My Experience Working with a Lightbox
The Main Project I had in Mind for the Lightbox
When I thought about uses for the lightbox, the main project I had in mind was for FPPing the Fraser Fir and Larch tree blocks.
It worked its magic for navigating those larger foundation paper piecing templates! Especially when I paired it with the optional cutting mat for trimming my pieces directly on top of the lightbox.
The Unexpected Project I Use the Lightbox for
What I hadn’t anticipated was doing a deep dive into embroidery.
That all started because I couldn’t get the idea of embroidering the Larch tree out of my head and so I finally sat down, drafted the embroidery pattern, and used my lightbox to transfer the pattern onto my fabric.
The Fabric Substrates I’ve Used with the Lightbox
I’ve tried it with a couple of different fabric substrates, namely linen, and cotton and it’s worked like a charm. Even with the thicker linen, the intensity of the lights made it a cinch to transfer the design.
As you can see, embroidery seems to be a new creative exploration captivating my attention 😉.
What I love the most about the lightbox
One of the standout features for me that I use all the time is the dimming option.

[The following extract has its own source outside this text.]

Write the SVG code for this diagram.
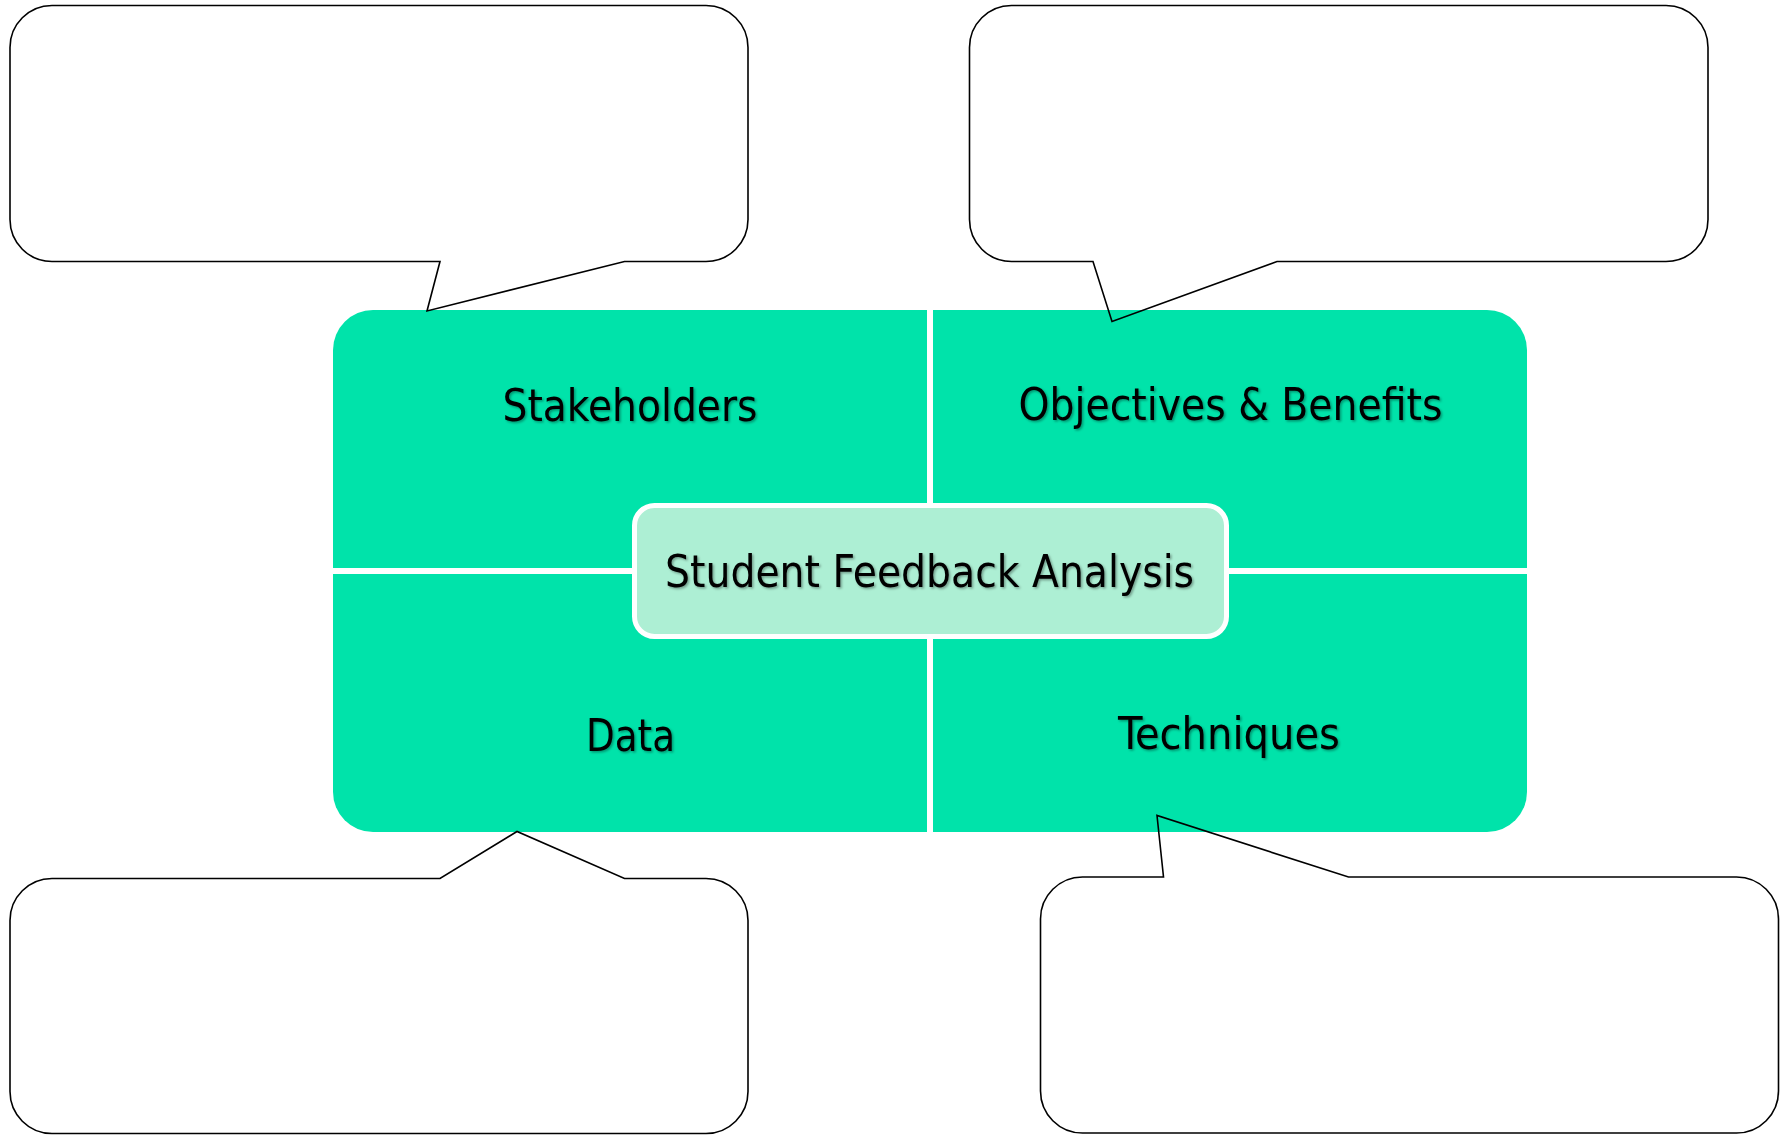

It’s super easy, all you have to do is hold the power button and it automatically dims. Let go when you’ve reached your desired dimness.
This feature stands out for me as I have super sensitive eyes. You might have noticed that I always wear sunglasses when I’m outside. Rain or shine I’ve got sunglasses on as my eyes are really sensitive to light. Oddly enough, cloudy days can sometimes be worse than sunny ones.
Pair that with my aging eyes (hello 40’s and the onset of eyeglasses) and I need assistance 😉.
I’m a little surprised just how much enjoyment I’ve been getting out of using my lightbox. It’s not something I use every day, but she’s been handy for working on my FPP and embroidery projects.